Впрочем, голубки, кажется, нашли общий язык. Немец тряс головой как китайский болванчик. Марк повествовал о своей нелегкой доле. Все складывалось наилучшим образом. Скоро Маруся уедет и будет присылать нам открытки: карнавал в Рио, моды в Милане, балы в Вене…
— Пам-пам-па-па-па-па-па, — вполголоса начал я напевать марш Мендельсона.
Сделалось тоскливо.
— Завтра я улетаю домой, — прервал мою меланхолию Ханс, положив на стол визитку. — Напишите мне…
Удивительно! Я вначале понял, что он сказал, и лишь потом догадался, что фраза была произнесена на немецком. Наверное, все дело в алкоголе. Он открывает доступ к талантам, о существовании которых и не подозреваешь. «Если бы я ходил в школу в стельку пьяным, то наверняка получил бы золотую медаль», — подумал я. Я хотел заржать, но удержался, опасаясь, что Ханс меня неправильно поймет.
— Да-да-да, конечно, разумеется, непременно! — сказал я, сунув визитку в марусин нагрудный карман и влив в себя еще одну рюмку.
«В конце-концов он не так уж плох», — подумал я, — «Не записной красавец, но, по крайней мере, аппетитный. Надо сказать Марку, что у Ханса хорошие зубы. Может, это поможет ему в первую брачную ночь?».
Потом случилось странное. Ханс начал пухнуть, как манная каша, и расширился до таких размеров, что закрыл собой и опечаленного Марка, и веселящуюся толпу.
— Я думала оргазм, а оказалось — бронхиальная астма, — услышал я напоследок голос Зинаиды, усиленный микрофоном.
* * *
— Не притворяйся, пьяница. Вижу, что не спишь, — услышал я голос Марка.
Хотелось умереть. Во рту было мерзостно, будто туда нагадил соседский кот, его хозяйка и все ее мужья. Где-то над ухом пульсировала вена, посылая в мозг сигналы тревоги: пациент скорее мертв, чем жив.
— К-который час? — спросил я.
— Два часа уже, — сказал Марк.
Он был помыт, побрит, кудряшки уложены, на лице — скорбная мина.
Скажите, за что Марку такое счастье? У него никогда не бывает похмелья. Сколько бы он не выпивал, на следующий день выглядит, как огурчик. Наверное, в нем самом столько яда, что дополнительная интоксикация уже никакой роли не играет.
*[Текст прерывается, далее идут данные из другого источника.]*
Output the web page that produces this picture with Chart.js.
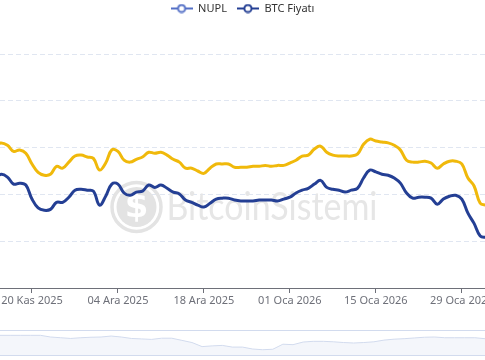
<!DOCTYPE html>
<html><head><meta charset="utf-8">
<script src="https://cdn.jsdelivr.net/npm/chart.js@4.4.1/dist/chart.umd.min.js"></script>
<style>
html,body{margin:0;padding:0;background:#fff;}
#wrap{position:relative;width:485px;height:360px;overflow:hidden;background:#fff;}
#c1{position:absolute;left:-60px;top:0;}
#sliderBox{position:absolute;left:-2px;top:330px;width:489px;height:24px;border-top:1px solid #d2dbee;border-bottom:1px solid #d2dbee;}
#c2{position:absolute;left:2px;top:0;}
</style></head>
<body><div id="wrap">
<canvas id="c1" width="605" height="360"></canvas>
<div id="sliderBox"><canvas id="c2" width="485" height="24"></canvas></div>
</div>
<script>
// ---- data ----
const monthsTR = ['Oca','Şub','Mar','Nis','May','Haz','Tem','Ağu','Eyl','Eki','Kas','Ara'];
const startDate = Date.UTC(2025, 10, 14);
const dayCount = 81;
const dates = [];
for (let i = 0; i < dayCount; i++) {
  const d = new Date(startDate + i * 86400000);
  dates.push(String(d.getUTCDate()).padStart(2,'0') + ' ' + monthsTR[d.getUTCMonth()] + ' ' + d.getUTCFullYear());
}
const xTickLabels = ['20 Kas 2025','04 Ara 2025','18 Ara 2025','01 Oca 2026','15 Oca 2026','29 Oca 2026'];
const seriesNames = ['NUPL','BTC Fiyatı'];

const nupl = [0.305,
 0.310,0.305,0.292,0.295,0.288,0.265,0.247,0.241,0.243,0.260,
 0.256,0.269,0.282,0.284,0.280,0.277,0.252,0.267,0.295,0.292,
 0.273,0.269,0.275,0.280,0.290,0.288,0.290,0.284,0.275,0.269,
 0.256,0.256,0.250,0.245,0.256,0.265,0.265,0.265,0.258,0.258,
 0.258,0.260,0.260,0.262,0.260,0.262,0.262,0.267,0.273,0.282,
 0.284,0.297,0.303,0.290,0.284,0.282,0.282,0.282,0.286,0.307,
 0.318,0.314,0.312,0.310,0.305,0.295,0.273,0.269,0.269,0.271,
 0.267,0.256,0.265,0.271,0.271,0.265,0.235,0.218,0.181,0.177];

const btcPrice = [83500,
 84300,83700,82200,82400,82000,79000,77100,76600,76800,78300,
 78300,79400,80900,81100,80900,80700,77700,79600,82200,82200,
 80300,79800,80500,80700,82000,81500,82000,81300,80500,80100,
 78800,78300,77700,77300,78100,79000,79200,79200,78800,78600,
 78600,78600,78800,78800,78800,78600,79000,79400,80300,80900,
 81300,82200,83000,81500,81100,80900,80500,80900,81300,83500,
 85200,84800,84300,84100,83500,82400,80300,79200,79400,79400,
 79200,77900,79000,79600,79800,79000,76000,73800,71100,70800];

const sliderValues = [82,82,82,82,82,75,72,69,72,74,75,79,75,69,67,65,70,70,61,52,
 35,38,40,33,33,25,22,24,45,43,54,57,57,55,52,50,52,55,62,66,68,71,74,75,72,72,72,72,68];

// ---- styles ----
const yellow = '#F0B90B';
const navy = '#243F94';
const legendBlue = '#5470C6';

function makeIcon(color) {
  const c = document.createElement('canvas');
  c.width = 22; c.height = 10;
  const g = c.getContext('2d');
  g.strokeStyle = color; g.lineWidth = 2;
  g.beginPath(); g.moveTo(0, 5); g.lineTo(22, 5); g.stroke();
  g.beginPath(); g.arc(11, 5, 3.6, 0, Math.PI * 2);
  g.fillStyle = '#fff'; g.fill(); g.stroke();
  return c;
}

const watermark = {
  id: 'watermark',
  beforeDatasetsDraw(chart) {
    const {ctx, chartArea} = chart;
    const cx = (chartArea.left + chartArea.right) / 2;
    ctx.save();
    const lx = cx - 106, ly = 207;
    ctx.strokeStyle = '#e3e3e3'; ctx.lineWidth = 3.5;
    ctx.beginPath(); ctx.arc(lx, ly, 24.5, 0, Math.PI * 2); ctx.stroke();
    ctx.fillStyle = '#e3e3e3';
    ctx.beginPath(); ctx.arc(lx, ly, 20, 0, Math.PI * 2); ctx.fill();
    ctx.fillStyle = '#fff';
    ctx.font = 'bold 34px "DejaVu Sans", sans-serif';
    ctx.textAlign = 'center'; ctx.textBaseline = 'middle';
    ctx.fillText('$', lx, ly + 1);
    ctx.fillStyle = '#e6e6e6';
    ctx.font = '38px Lato, "Noto Sans", sans-serif';
    ctx.textAlign = 'left'; ctx.textBaseline = 'alphabetic';
    ctx.fillText('BitcoinSistemi', cx - 76, 220, 211);
    ctx.restore();
  }
};

Chart.defaults.font.family = '"Noto Sans", sans-serif';

new Chart(document.getElementById('c1'), {
  type: 'line',
  data: {
    datasets: [
      {
        label: seriesNames[0],
        data: nupl.map((v, i) => ({x: i, y: v})),
        yAxisID: 'y1',
        borderColor: yellow, backgroundColor: yellow,
        borderWidth: 3, tension: 0.4, pointRadius: 0,
        pointStyle: makeIcon(legendBlue)
      },
      {
        label: seriesNames[1],
        data: btcPrice.map((v, i) => ({x: i, y: v})),
        yAxisID: 'y',
        borderColor: navy, backgroundColor: navy,
        borderWidth: 3, tension: 0.4, pointRadius: 0,
        pointStyle: makeIcon(navy)
      }
    ]
  },
  options: {
    responsive: false,
    animation: false,
    events: [],
    layout: {padding: {left: 60, right: 60, top: -7, bottom: 0}},
    plugins: {
      legend: {
        position: 'top',
        labels: {usePointStyle: true, pointStyleWidth: 22, padding: 10, color: '#333', font: {size: 11}}
      },
      title: {display: true, text: '', padding: 0, weight: 500, font: {size: 30, lineHeight: 1}},
      tooltip: {enabled: false}
    },
    scales: {
      x: {
        type: 'linear',
        min: dates.indexOf(xTickLabels[0]) - 5.21,
        max: dates.indexOf(xTickLabels[5]) + 3.78,
        afterBuildTicks: (s) => { s.ticks = xTickLabels.map(l => ({value: dates.indexOf(l)})); },
        afterFit: (s) => { s.height = 72; },
        ticks: {
          autoSkip: false, maxRotation: 0, padding: 1, color: '#6E7079', font: {size: 11},
          callback: (v) => dates[v]
        },
        grid: {drawOnChartArea: false, drawTicks: true, tickLength: 5, color: '#6E7079'},
        border: {display: true, color: '#6E7079', width: 1}
      },
      y: {
        position: 'left',
        min: 60000, max: 110000,
        ticks: {display: false, stepSize: 10000},
        afterFit: (s) => { s.width = 0; },
        grid: {color: '#E0E6F1', drawTicks: false, lineWidth: 1},
        border: {display: false, dash: [5, 3]}
      },
      y1: {
        display: false,
        min: 0, max: 0.5
      }
    }
  },
  plugins: [watermark]
});

new Chart(document.getElementById('c2'), {
  type: 'line',
  data: {
    datasets: [{
      data: sliderValues.map((v, i) => ({x: i, y: v})),
      borderColor: '#d2dbee', borderWidth: 1,
      backgroundColor: 'rgba(210,219,238,0.25)',
      fill: 'origin', tension: 0, pointRadius: 0
    }]
  },
  options: {
    responsive: false, animation: false, events: [],
    layout: {padding: 0},
    plugins: {legend: {display: false}, tooltip: {enabled: false}},
    scales: {
      x: {type: 'linear', display: false, min: 0, max: sliderValues.length - 1},
      y: {display: false, min: 0, max: 100}
    }
  }
});
</script>
</body></html>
Я похлопал рукой рядом с собой. Пусто.
— Где Кирыч? — сипло выдавил я.
— В магазин побежал… Ты хоть помнишь, что вчера было? — Марк с осуждением смотрел на меня.
— А что вчера было?
— Пустяки, — оскорбленно сказал Марк. — Так, ничего особенного. Ты опрокинул на мои дорогие джинсы вино, а еще выперся на сцену и пел свадебный марш.
— Чушь, его не поют!
— А ты пел! — заупрямился Марк.
— А этот… гусь, то есть Ханс?
— Тоже ничего. Он вызвал такси и отправил нас спать. В машине тебя начало тошнить, и я…
— И даже с нами не поехал? — перебил я.
— Ты был так омерзителен, что ни одна вокзальная шлюха тебя бы не захотела.
Марк аж затрясся от злости.
Показался Кирыч со стаканом, полным грязноватой водицы.
— Выпей рассолу, — сказал он голосом сестры-сиделки.
— Лучше дай ему яду! — сказал Марк.
Что это с ним сегодня? Критические дни?
* * *
— Кто там? — крикнул я, допечатывая последний абзац о мценской душительнице.
— Доигрался! — сурово сказал Кирыч, входя в комнату. — Почитай, что мне сегодня пришло.
Он кинул мне на стол распечатку электронного письма. В нем некий Schnitzler просил Кирыча найти «красноволосого юношу», с которым автор месяц назад познакомился в клубе «Makaka». «Я думаю, „Ilija“ — это моя судьба», — писал он.